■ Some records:
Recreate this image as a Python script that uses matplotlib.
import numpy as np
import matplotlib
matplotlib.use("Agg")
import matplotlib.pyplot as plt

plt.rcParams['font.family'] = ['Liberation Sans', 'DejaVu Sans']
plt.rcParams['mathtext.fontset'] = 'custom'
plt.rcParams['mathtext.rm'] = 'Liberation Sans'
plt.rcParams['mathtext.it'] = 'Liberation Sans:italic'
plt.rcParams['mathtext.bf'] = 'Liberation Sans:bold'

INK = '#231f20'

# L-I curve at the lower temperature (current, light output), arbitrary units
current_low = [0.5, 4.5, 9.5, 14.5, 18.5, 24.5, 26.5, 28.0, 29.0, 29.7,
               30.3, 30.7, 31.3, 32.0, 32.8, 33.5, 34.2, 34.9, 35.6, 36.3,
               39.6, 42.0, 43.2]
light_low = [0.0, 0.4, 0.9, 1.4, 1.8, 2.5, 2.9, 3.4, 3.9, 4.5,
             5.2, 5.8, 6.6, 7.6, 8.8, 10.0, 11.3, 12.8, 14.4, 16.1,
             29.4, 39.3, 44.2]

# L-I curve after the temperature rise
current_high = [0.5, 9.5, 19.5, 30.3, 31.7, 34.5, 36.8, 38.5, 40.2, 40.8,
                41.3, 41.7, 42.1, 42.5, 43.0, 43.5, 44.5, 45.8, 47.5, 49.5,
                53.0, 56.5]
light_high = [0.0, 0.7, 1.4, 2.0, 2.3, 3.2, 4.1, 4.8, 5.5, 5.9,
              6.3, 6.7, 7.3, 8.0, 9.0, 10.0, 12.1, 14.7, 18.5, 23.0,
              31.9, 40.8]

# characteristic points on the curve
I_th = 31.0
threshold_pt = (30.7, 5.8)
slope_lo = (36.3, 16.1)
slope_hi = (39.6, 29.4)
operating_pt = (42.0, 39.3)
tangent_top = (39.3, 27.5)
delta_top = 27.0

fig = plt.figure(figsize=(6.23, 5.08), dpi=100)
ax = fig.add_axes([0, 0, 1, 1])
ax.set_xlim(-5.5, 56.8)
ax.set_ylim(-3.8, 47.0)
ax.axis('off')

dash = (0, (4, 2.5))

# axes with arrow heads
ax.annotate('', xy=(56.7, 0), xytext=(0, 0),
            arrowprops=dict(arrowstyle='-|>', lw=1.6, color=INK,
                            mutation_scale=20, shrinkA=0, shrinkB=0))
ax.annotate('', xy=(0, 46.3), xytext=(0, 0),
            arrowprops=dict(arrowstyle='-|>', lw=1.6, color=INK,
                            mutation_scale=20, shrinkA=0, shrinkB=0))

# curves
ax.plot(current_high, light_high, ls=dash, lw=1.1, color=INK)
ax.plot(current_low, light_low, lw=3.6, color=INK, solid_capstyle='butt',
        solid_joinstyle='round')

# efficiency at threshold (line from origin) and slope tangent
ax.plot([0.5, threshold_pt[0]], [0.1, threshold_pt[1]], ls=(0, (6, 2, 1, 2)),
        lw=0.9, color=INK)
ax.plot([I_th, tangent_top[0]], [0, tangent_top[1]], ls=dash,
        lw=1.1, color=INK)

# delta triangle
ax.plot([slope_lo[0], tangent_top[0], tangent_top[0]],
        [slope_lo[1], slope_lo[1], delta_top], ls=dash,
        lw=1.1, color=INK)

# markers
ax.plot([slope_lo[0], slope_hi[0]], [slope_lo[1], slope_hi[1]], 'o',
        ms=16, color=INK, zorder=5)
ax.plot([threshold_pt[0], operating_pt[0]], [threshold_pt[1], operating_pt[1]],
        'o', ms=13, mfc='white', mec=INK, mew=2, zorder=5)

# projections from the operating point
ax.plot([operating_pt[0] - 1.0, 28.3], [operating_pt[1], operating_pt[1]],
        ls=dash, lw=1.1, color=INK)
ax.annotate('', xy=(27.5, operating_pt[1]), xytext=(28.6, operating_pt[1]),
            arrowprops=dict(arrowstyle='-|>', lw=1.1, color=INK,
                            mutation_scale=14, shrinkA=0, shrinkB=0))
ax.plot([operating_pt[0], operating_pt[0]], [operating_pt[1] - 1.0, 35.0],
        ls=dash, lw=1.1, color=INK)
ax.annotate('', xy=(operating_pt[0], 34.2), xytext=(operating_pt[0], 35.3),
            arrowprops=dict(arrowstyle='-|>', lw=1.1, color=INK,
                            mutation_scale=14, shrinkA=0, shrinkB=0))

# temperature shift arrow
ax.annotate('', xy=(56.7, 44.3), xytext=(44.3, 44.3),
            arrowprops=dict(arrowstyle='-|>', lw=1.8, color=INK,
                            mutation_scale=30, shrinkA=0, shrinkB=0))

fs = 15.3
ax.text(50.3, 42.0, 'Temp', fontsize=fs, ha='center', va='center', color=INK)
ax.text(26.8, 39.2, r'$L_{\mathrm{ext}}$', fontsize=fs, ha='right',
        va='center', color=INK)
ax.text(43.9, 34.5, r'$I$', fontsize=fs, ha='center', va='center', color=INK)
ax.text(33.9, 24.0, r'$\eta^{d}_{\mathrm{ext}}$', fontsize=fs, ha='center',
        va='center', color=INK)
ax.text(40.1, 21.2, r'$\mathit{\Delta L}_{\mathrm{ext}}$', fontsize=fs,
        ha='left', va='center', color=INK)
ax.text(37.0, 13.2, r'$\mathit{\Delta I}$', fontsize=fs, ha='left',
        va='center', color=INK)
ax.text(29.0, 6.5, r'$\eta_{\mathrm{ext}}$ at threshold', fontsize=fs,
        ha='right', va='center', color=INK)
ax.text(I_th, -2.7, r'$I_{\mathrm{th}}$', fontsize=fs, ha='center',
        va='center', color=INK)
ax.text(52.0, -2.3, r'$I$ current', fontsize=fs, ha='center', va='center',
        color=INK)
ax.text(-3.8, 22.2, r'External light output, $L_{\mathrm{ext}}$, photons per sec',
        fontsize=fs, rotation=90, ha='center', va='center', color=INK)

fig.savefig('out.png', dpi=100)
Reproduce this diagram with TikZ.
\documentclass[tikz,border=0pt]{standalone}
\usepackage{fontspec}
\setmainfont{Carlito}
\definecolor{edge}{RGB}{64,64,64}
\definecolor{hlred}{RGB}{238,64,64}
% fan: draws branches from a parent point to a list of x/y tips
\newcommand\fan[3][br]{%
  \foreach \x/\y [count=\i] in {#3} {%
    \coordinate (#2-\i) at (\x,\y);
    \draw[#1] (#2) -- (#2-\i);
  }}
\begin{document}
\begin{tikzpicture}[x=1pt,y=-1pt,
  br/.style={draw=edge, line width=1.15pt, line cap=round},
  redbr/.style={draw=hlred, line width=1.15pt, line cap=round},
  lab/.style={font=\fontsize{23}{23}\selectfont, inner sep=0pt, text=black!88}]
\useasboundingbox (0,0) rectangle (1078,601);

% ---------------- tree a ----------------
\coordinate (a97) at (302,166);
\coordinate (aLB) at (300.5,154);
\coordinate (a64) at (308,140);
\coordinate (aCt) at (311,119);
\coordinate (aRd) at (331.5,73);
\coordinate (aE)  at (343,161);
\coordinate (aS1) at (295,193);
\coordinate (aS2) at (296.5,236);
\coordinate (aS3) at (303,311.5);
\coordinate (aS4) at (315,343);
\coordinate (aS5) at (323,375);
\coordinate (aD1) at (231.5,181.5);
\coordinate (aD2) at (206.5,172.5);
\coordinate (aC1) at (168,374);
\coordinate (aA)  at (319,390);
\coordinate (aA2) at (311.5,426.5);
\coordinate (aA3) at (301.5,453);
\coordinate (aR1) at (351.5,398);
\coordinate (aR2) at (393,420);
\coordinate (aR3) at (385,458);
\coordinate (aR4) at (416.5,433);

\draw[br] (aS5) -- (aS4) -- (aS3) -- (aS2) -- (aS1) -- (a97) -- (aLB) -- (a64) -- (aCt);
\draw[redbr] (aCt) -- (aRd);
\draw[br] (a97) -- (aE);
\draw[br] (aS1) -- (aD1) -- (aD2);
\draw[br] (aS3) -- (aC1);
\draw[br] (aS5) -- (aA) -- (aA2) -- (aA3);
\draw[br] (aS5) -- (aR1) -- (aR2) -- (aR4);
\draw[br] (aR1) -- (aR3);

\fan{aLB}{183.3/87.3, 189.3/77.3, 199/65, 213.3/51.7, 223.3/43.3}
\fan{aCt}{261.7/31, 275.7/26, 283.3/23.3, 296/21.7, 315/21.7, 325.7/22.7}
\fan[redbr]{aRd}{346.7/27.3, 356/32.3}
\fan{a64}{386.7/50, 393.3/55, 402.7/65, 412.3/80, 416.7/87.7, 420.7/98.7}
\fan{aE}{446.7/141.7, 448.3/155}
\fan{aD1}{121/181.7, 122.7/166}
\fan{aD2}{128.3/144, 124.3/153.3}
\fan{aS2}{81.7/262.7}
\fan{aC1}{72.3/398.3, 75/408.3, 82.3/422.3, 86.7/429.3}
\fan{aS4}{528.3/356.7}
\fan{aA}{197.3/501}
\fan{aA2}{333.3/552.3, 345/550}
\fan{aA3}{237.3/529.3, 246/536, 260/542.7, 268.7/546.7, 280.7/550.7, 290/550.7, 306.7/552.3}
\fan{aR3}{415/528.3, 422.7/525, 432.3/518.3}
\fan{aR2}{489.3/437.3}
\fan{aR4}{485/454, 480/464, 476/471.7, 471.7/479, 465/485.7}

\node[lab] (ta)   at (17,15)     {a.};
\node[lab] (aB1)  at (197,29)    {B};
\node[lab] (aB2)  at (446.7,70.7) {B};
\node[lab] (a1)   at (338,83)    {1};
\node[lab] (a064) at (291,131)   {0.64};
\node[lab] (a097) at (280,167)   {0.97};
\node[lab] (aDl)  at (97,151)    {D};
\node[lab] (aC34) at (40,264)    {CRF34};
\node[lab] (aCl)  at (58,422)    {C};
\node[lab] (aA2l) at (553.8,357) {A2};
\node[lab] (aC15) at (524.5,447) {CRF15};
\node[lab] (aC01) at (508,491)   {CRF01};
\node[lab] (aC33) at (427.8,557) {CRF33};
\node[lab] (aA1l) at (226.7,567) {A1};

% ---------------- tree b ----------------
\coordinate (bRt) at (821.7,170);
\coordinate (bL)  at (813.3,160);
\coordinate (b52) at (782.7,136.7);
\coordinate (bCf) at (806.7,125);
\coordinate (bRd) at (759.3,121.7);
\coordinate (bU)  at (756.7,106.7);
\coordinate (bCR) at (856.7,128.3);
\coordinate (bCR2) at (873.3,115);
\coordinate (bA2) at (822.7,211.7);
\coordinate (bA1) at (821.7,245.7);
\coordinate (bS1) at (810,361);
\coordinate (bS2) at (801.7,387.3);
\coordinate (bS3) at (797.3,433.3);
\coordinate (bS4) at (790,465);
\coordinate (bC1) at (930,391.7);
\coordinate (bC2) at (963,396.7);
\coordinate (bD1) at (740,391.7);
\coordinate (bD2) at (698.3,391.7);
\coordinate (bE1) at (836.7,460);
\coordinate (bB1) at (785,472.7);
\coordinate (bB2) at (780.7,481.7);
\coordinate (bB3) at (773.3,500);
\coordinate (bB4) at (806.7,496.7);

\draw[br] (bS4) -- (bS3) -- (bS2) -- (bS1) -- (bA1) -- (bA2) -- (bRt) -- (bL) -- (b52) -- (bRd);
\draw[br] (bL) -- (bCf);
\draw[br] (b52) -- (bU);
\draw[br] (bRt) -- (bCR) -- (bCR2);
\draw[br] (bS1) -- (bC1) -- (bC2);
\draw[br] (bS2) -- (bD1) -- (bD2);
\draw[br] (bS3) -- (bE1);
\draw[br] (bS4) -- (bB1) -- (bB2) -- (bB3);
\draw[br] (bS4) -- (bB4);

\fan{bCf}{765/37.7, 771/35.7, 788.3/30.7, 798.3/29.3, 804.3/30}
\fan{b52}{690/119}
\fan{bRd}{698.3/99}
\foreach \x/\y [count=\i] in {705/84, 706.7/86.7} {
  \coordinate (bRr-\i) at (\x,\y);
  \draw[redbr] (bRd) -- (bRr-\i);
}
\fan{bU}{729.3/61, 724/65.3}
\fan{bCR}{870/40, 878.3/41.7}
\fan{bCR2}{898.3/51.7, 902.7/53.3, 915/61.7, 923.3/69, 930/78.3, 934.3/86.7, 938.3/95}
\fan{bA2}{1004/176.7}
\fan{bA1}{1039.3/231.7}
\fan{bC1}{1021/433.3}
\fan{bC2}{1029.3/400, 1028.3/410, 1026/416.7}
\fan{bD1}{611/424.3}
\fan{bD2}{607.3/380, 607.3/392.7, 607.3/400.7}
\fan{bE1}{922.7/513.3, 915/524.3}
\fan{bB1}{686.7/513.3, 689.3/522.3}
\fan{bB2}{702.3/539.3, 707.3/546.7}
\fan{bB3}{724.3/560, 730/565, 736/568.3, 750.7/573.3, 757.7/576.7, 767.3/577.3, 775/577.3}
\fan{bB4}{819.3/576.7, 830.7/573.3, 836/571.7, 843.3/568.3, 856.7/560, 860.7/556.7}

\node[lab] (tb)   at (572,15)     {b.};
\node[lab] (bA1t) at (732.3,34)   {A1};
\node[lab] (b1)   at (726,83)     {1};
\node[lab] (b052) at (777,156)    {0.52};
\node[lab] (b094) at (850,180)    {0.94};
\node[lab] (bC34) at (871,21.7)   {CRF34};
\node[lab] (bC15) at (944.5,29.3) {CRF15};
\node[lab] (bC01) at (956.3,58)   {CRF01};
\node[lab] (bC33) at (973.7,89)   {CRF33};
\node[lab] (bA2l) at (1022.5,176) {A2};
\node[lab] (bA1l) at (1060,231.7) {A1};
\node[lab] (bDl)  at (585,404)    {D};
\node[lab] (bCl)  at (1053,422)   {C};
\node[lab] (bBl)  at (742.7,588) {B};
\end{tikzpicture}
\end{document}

■ Given instruction: Return nothing but the lines from the start of the listing above through the line containing "INK = '#231f20'", exactly as given.

■ Reply to the task:
Recreate this image as a Python script that uses matplotlib.
import numpy as np
import matplotlib
matplotlib.use("Agg")
import matplotlib.pyplot as plt

plt.rcParams['font.family'] = ['Liberation Sans', 'DejaVu Sans']
plt.rcParams['mathtext.fontset'] = 'custom'
plt.rcParams['mathtext.rm'] = 'Liberation Sans'
plt.rcParams['mathtext.it'] = 'Liberation Sans:italic'
plt.rcParams['mathtext.bf'] = 'Liberation Sans:bold'

INK = '#231f20'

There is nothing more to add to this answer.